Let us test some values.

\(\displaystyle 1 < 2^1 = 2\)
\(\displaystyle 2 < 2^2 = 4\)
\(\displaystyle 3 < 2^3 = 8\)

It seems that the inequality holds for any positive integer \(\displaystyle n\).

@khansaheb

What's next?

 

[khansaheb]

mathematical induction

Please define the term displayed above - as it is presented in your textbook

 

[logistic_guy]

Please define the term displayed above - as it is presented in your textbook

Thank you Sir khan.

 

[khansaheb]

@khansaheb

What's next?

Try reductio ad absurdum.

 

[logistic_guy]

Try reductio ad absurdum.

Could you please show me what do you mean by this?

 

[khansaheb]

Could you please show me what do you mean by this?

What do you find if you google the term "reductio ad absurdum"?

 

[logistic_guy]

What do you find if you google the term "reductio ad absurdum"?

I don't use google or any other technology in the beginning of the attack. I first attempt to solve the problem with my current knowledge and ideas. When I get deeply stuck I look at my references and books.
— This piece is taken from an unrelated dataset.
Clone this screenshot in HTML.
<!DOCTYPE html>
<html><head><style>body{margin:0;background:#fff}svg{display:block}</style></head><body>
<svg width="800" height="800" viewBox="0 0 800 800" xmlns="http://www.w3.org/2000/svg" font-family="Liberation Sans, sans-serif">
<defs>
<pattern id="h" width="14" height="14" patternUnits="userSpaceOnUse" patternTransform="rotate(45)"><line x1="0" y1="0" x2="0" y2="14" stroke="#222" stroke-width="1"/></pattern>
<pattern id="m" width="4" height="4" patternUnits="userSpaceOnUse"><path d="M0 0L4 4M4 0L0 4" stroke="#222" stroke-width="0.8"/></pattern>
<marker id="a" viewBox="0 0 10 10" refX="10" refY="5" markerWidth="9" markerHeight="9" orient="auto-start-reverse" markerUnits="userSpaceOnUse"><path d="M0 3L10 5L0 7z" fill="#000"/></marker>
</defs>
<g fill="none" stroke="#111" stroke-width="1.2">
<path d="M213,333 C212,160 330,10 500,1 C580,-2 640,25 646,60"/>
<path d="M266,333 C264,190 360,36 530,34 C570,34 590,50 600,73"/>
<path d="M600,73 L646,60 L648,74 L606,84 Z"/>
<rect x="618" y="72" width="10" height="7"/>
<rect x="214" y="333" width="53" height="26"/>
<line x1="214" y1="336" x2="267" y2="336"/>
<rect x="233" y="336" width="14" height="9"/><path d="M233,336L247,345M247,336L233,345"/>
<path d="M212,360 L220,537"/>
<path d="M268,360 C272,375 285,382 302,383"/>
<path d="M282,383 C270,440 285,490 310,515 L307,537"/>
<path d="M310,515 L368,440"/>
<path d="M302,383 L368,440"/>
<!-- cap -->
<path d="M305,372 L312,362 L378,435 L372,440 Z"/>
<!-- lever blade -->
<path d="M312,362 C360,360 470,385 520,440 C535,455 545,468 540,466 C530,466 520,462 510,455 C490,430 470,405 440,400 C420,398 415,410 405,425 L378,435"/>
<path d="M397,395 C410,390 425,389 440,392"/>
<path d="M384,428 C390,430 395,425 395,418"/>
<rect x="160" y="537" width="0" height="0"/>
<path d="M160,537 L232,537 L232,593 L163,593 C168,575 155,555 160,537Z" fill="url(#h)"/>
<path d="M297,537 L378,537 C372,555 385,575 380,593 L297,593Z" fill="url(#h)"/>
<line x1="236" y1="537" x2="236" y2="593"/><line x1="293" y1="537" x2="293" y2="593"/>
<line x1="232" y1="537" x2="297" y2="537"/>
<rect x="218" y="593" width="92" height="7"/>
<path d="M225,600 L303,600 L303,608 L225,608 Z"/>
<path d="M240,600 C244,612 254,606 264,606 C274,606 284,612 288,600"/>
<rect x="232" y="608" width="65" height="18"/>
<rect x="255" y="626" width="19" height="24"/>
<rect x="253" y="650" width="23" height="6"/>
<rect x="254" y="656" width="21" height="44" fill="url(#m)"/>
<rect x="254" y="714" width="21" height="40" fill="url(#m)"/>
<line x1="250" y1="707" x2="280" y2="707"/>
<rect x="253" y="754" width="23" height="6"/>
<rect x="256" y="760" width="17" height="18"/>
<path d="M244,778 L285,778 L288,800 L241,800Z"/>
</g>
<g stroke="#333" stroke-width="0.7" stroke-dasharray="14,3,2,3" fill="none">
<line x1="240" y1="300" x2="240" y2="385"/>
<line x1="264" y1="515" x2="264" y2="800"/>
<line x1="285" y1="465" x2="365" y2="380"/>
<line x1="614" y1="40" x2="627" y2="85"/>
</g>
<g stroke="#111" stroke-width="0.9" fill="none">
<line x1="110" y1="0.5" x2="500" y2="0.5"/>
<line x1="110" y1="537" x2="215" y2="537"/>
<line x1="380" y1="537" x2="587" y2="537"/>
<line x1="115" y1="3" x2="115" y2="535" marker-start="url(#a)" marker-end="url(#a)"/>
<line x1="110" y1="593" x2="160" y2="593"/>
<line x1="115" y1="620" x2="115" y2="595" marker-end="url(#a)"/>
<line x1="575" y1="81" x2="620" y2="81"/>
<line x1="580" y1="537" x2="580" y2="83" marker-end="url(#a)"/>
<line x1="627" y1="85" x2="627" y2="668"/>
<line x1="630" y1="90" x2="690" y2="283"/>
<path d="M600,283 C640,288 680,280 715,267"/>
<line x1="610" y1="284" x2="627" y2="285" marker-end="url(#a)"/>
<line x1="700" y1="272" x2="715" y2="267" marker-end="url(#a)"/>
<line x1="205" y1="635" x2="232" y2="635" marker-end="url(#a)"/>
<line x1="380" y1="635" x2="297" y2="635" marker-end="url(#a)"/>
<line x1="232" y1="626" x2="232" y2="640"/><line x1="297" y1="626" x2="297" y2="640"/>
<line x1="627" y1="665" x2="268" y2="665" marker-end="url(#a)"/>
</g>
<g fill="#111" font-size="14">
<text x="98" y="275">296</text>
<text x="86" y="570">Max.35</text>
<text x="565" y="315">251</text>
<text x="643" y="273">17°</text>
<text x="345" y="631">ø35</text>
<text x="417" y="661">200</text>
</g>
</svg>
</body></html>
After that when I am totally lost, Mr. google might be useful.

For now it's either you help me and explain what you mean or it was a lie when you told me where I was stuck!

 

[khansaheb]

I don't use google or any other technology in the beginning of the attack.

Well then use your text-book/class-notes and find the definition of that Latin term.

 

[logistic_guy]

Well then use your text-book/class-notes and find the definition of that Latin term.

Thank you again Sir khan.

 

[Agent Smith]

Let [imath]n = 2^k[/imath].

Running an old module. Looks like it might work

 

[logistic_guy]

Agent Smith is here

Where have you been man? We missed your \(\displaystyle \infty\) topics

Do you agree \(\displaystyle 1 - \frac{1}{2} + \frac{1}{3} - \frac{1}{4} + \cdots = \ln 2\)?

And tell us frankly what was the real reason behind your absence for months! Have you got married to Latina or something?

Let [imath]n = 2^k[/imath].

Running an old module. Looks like it might work

You meant \(\displaystyle n = 2^n\), right?
I have been told that if I can show [imath]n + 1 < 2^{n+1}[/imath] then the proof is complete by induction.

But \(\displaystyle n = 2^n\) is never true because you can think of it as two functions. Say we have \(\displaystyle g(x) = x\) and \(\displaystyle h(x) = 2^x\). We have been told that the exponential function grows faster and never becomes zero.

Are they lying to us? Because \(\displaystyle h(-\infty) = 2^{-\infty} = 0\)

 

[logistic_guy]

Use mathematical induction to prove that \(\displaystyle n < 2^n\) whenever \(\displaystyle n\) is a positive integer.

Let us check the base case again.
If \(\displaystyle 1 < 2^1\)
I will assume that this is true for any arbitrary \(\displaystyle k\). That is:

\(\displaystyle k < 2^{k}\)

Then, I need to show that:

\(\displaystyle k + 1 < 2^{k + 1}\)

I need to do any tricks on \(\displaystyle k < 2^{k}\) to show that the above inequality is true. Let us try by adding \(\displaystyle 1\) to both sides.

\(\displaystyle k + 1 < 2^{k} + 1\)

I am confident that \(\displaystyle 2 + 1^n < 2 + 2^n\), then

\(\displaystyle k + 1 < 2^{k} + 1 < 2^{k} + 2^{k} = 2^{k+1}\)

Then,

\(\displaystyle k + 1 < 2^{k+1}\)